(Exercise objective): Where a line contains the word "matplotlib", copy that line in full.

(Dataset section):
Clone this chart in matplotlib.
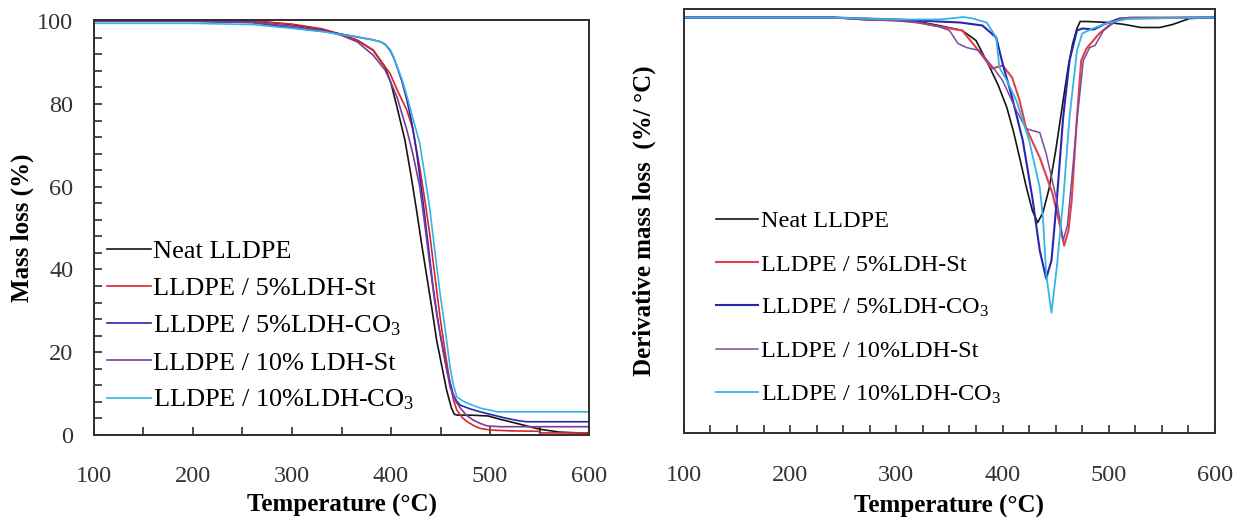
from __future__ import annotations

import matplotlib

matplotlib.use("Agg")
import matplotlib.pyplot as plt
from matplotlib.ticker import MultipleLocator

plt.rcParams["font.family"] = ["Liberation Serif", "DejaVu Serif"]
plt.rcParams["mathtext.fontset"] = "custom"
plt.rcParams["mathtext.rm"] = "Liberation Serif"
plt.rcParams["mathtext.it"] = "Liberation Serif"

SERIES_LABELS_TGA = [
    "Neat LLDPE",
    "LLDPE / 5%LDH-St",
    "LLDPE / 5%LDH-CO$_3$",
    "LLDPE / 10% LDH-St",
    "LLDPE / 10%LDH-CO$_3$",
]
SERIES_LABELS_DTG = [
    "Neat LLDPE",
    "LLDPE / 5%LDH-St",
    "LLDPE / 5%LDH-CO$_3$",
    "LLDPE / 10%LDH-St",
    "LLDPE / 10%LDH-CO$_3$",
]

# --- TGA: mass loss (%) vs temperature (C)
tga_neat_t = [100, 200, 260, 300, 330, 350, 366, 382, 394, 400, 406, 414, 420, 426, 431,
              436, 441, 446, 451, 456, 461, 464, 467, 480, 498, 510, 527, 550, 570, 600]
tga_neat_m = [100.3, 100.3, 100.1, 99.2, 98.0, 96.8, 95.4, 93.0, 88.9, 85.0, 79.3, 71.3, 63.0, 54.0, 46.0,
              38.5, 31.0, 23.0, 17.0, 11.0, 6.5, 5.0, 4.8, 4.8, 4.6, 3.8, 2.8, 1.4, 0.7, 0.4]

tga_st5_t = [100, 200, 260, 300, 330, 350, 366, 382, 394, 399, 406, 416, 422, 429, 434, 439,
             444, 449.5, 455, 459.6, 463, 466.5, 472, 477, 484, 490, 500, 520, 548, 552, 600]
tga_st5_m = [100.2, 100.2, 100.1, 99.3, 98.2, 96.8, 95.4, 93.0, 89.0, 87.4, 83.5, 78.5, 74.0, 64.7, 57.0, 48.8,
             39.0, 28.5, 19.5, 12.5, 8.5, 6.0, 4.2, 3.2, 2.2, 1.6, 1.2, 1.0, 0.9, 0.5, 0.5]

tga_co5_t = [100, 200, 260, 300, 330, 350, 366, 382, 390, 394, 399, 403, 406, 411, 416, 421, 426,
             432, 437, 442, 447, 452.5, 457, 462.6, 466, 470, 480, 490, 505, 517, 530, 537, 600]
tga_co5_m = [100.0, 100.0, 99.7, 98.4, 97.6, 96.9, 96.2, 95.5, 95.0, 94.4, 93.0, 91.0, 89.0, 85.5, 81.0, 75.5, 68.0,
             57.0, 47.0, 36.7, 28.0, 20.5, 15.0, 10.0, 8.3, 7.2, 6.3, 5.6, 4.7, 4.0, 3.4, 3.2, 3.2]

tga_st10_t = [100, 200, 260, 300, 330, 350, 366, 382, 394, 399, 406, 416, 422, 429, 434, 439,
              444, 449.5, 455, 459.6, 465, 470, 476, 483, 490, 497, 510, 600]
tga_st10_m = [100.0, 100.0, 99.7, 98.8, 97.8, 96.6, 95.0, 91.8, 88.2, 85.7, 81.7, 73.7, 68.0, 60.0, 51.0, 41.5,
              32.5, 24.6, 17.5, 11.6, 8.3, 6.5, 4.8, 3.6, 2.8, 2.2, 2.0, 2.0]

tga_co10_t = [100, 200, 260, 300, 330, 350, 366, 382, 390, 394, 399, 403, 406, 411, 416, 421, 429,
              434, 439, 444, 449.5, 455, 459.6, 463, 466.5, 472, 477, 490, 500, 507, 520, 600]
tga_co10_m = [99.5, 99.5, 99.2, 98.3, 97.5, 96.8, 96.2, 95.5, 95.0, 94.5, 93.2, 91.2, 89.2, 86.0, 82.0, 77.5, 70.5,
              63.0, 55.0, 45.0, 34.3, 25.0, 16.4, 12.0, 9.2, 8.3, 7.7, 6.5, 6.0, 5.6, 5.6, 5.6]

# --- DTG: derivative mass loss (%/C) vs temperature (C)
dtg_neat_t = [100, 240, 270, 300, 320, 340, 362, 375, 388, 396, 404, 410, 416, 422, 428, 433, 438,
              444, 450, 457, 462, 466, 470, 473, 480, 500, 515, 530, 548, 560, 576, 600]
dtg_neat_v = [0, 0, -0.02, -0.03, -0.04, -0.08, -0.13, -0.23, -0.50, -0.68, -0.90, -1.13, -1.40, -1.68, -1.93,
              -2.05, -1.95, -1.70, -1.33, -0.83, -0.48, -0.26, -0.11, -0.04, -0.04, -0.05, -0.07, -0.10, -0.10,
              -0.07, -0.01, 0]

dtg_st5_t = [100, 240, 270, 300, 320, 340, 362, 375, 390, 400, 409, 416, 422, 435, 447, 453, 458,
             462, 465, 468, 470, 474, 479, 491, 500, 508, 520, 600]
dtg_st5_v = [0, 0, -0.02, -0.03, -0.05, -0.09, -0.13, -0.30, -0.51, -0.48, -0.60, -0.83, -1.10, -1.40, -1.76,
             -2.03, -2.28, -2.13, -1.83, -1.33, -1.00, -0.43, -0.31, -0.16, -0.08, -0.03, 0, 0]

dtg_co5_t = [100, 240, 300, 340, 360, 381, 394, 400, 409, 419, 428, 435, 441, 446, 451, 457, 463,
             470, 475, 486, 495, 510, 600]
dtg_co5_v = [0, 0, -0.02, -0.04, -0.05, -0.08, -0.20, -0.46, -0.80, -1.23, -1.80, -2.33, -2.61, -2.43, -1.83,
             -1.00, -0.43, -0.13, -0.11, -0.12, -0.07, -0.01, 0]

dtg_st10_t = [100, 240, 270, 300, 320, 340, 350, 358, 366, 378, 391, 400, 413, 422, 428, 435, 441,
              451, 457, 461, 465, 470, 476, 482, 487, 495, 510, 600]
dtg_st10_v = [0, 0, -0.02, -0.03, -0.05, -0.09, -0.13, -0.26, -0.30, -0.33, -0.50, -0.63, -0.93, -1.11, -1.13,
              -1.15, -1.36, -1.83, -2.23, -2.08, -1.63, -1.03, -0.43, -0.30, -0.28, -0.13, -0.01, 0]

dtg_co10_t = [100, 240, 300, 340, 355, 363, 372, 385, 394, 397, 404, 413, 425, 435, 438, 441, 446,
              451, 457, 463, 470, 475, 485, 500, 520, 600]
dtg_co10_v = [0, 0, -0.02, -0.02, -0.005, 0.005, -0.01, -0.05, -0.20, -0.50, -0.63, -0.83, -1.23, -1.70, -2.00,
              -2.56, -2.95, -2.50, -1.83, -1.00, -0.33, -0.16, -0.11, -0.05, -0.01, 0]

TGA_COLORS = ["#151515", "#d8262b", "#2626b0", "#7c3c98", "#35b4e6"]
DTG_COLORS = ["#151515", "#e2404c", "#2626b0", "#7c4c9c", "#35b4e6"]
SPINE_COLOR = "#2e2e2e"


def _style_frame(ax) -> None:
    for spine in ax.spines.values():
        spine.set_color(SPINE_COLOR)
        spine.set_linewidth(1.4)


def draw_tga(ax) -> None:
    curves = [
        (tga_neat_t, tga_neat_m),
        (tga_st5_t, tga_st5_m),
        (tga_co5_t, tga_co5_m),
        (tga_st10_t, tga_st10_m),
        (tga_co10_t, tga_co10_m),
    ]
    for (t, m), color, label in zip(curves, TGA_COLORS, SERIES_LABELS_TGA):
        ax.plot(t, m, color=color, lw=1.2, label=label)

    ax.set_xlim(100, 600)
    ax.set_ylim(0, 100.3)
    ax.xaxis.set_major_locator(MultipleLocator(100))
    ax.xaxis.set_minor_locator(MultipleLocator(50))
    ax.yaxis.set_major_locator(MultipleLocator(20))
    ax.yaxis.set_minor_locator(MultipleLocator(4))
    ax.tick_params(axis="x", which="both", direction="in", length=6, width=1.2,
                   color=SPINE_COLOR, pad=22, labelsize=17.5, labelcolor="#333333")
    ax.tick_params(axis="y", which="both", direction="in", length=6, width=1.2,
                   color=SPINE_COLOR, pad=15, labelsize=17.5, labelcolor="#333333")
    ax.set_xlabel("Temperature (°C)", fontsize=18, fontweight="bold", labelpad=5)
    ax.set_ylabel("Mass loss (%)", fontsize=18, fontweight="bold", labelpad=2)
    _style_frame(ax)

    ax.legend(loc="upper left", bbox_to_anchor=(0.026, 0.47), frameon=False,
              fontsize=19, handlelength=1.67, handletextpad=0.08, labelspacing=0.5,
              borderpad=0, borderaxespad=0)


def draw_dtg(ax) -> None:
    curves = [
        (dtg_neat_t, dtg_neat_v),
        (dtg_st5_t, dtg_st5_v),
        (dtg_co5_t, dtg_co5_v),
        (dtg_st10_t, dtg_st10_v),
        (dtg_co10_t, dtg_co10_v),
    ]
    widths = [1.2, 1.5, 1.5, 1.1, 1.3]
    for (t, v), color, lw, label in zip(curves, DTG_COLORS, widths, SERIES_LABELS_DTG):
        ax.plot(t, v, color=color, lw=lw, label=label)

    ax.set_xlim(100, 600)
    ax.set_ylim(-4.155, 0.085)
    ax.xaxis.set_major_locator(MultipleLocator(100))
    ax.xaxis.set_minor_locator(MultipleLocator(25))
    ax.set_yticks([])
    ax.tick_params(axis="x", which="both", direction="in", length=6, width=1.2,
                   color=SPINE_COLOR, pad=23, labelsize=17.5, labelcolor="#333333")
    ax.set_xlabel("Temperature (°C)", fontsize=18, fontweight="bold", labelpad=6)
    ax.set_ylabel("Derivative mass loss  (%/ °C)", fontsize=18, fontweight="bold", labelpad=20)
    _style_frame(ax)

    ax.legend(loc="upper left", bbox_to_anchor=(0.06, 0.525), frameon=False,
              fontsize=17.5, handlelength=1.73, handletextpad=0.12, labelspacing=0.87,
              borderpad=0, borderaxespad=0)


def main() -> None:
    fig = plt.figure(figsize=(12.48, 5.2), dpi=100)
    ax_tga = fig.add_axes([0.0753, 0.1635, 0.3967, 0.798])
    ax_dtg = fig.add_axes([0.548, 0.167, 0.4256, 0.8157])
    draw_tga(ax_tga)
    draw_dtg(ax_dtg)
    fig.savefig("out.png", dpi=100)
    plt.close(fig)


if __name__ == "__main__":
    main()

(Written response):
Clone this chart in matplotlib.
import matplotlib
matplotlib.use("Agg")
import matplotlib.pyplot as plt
from matplotlib.ticker import MultipleLocator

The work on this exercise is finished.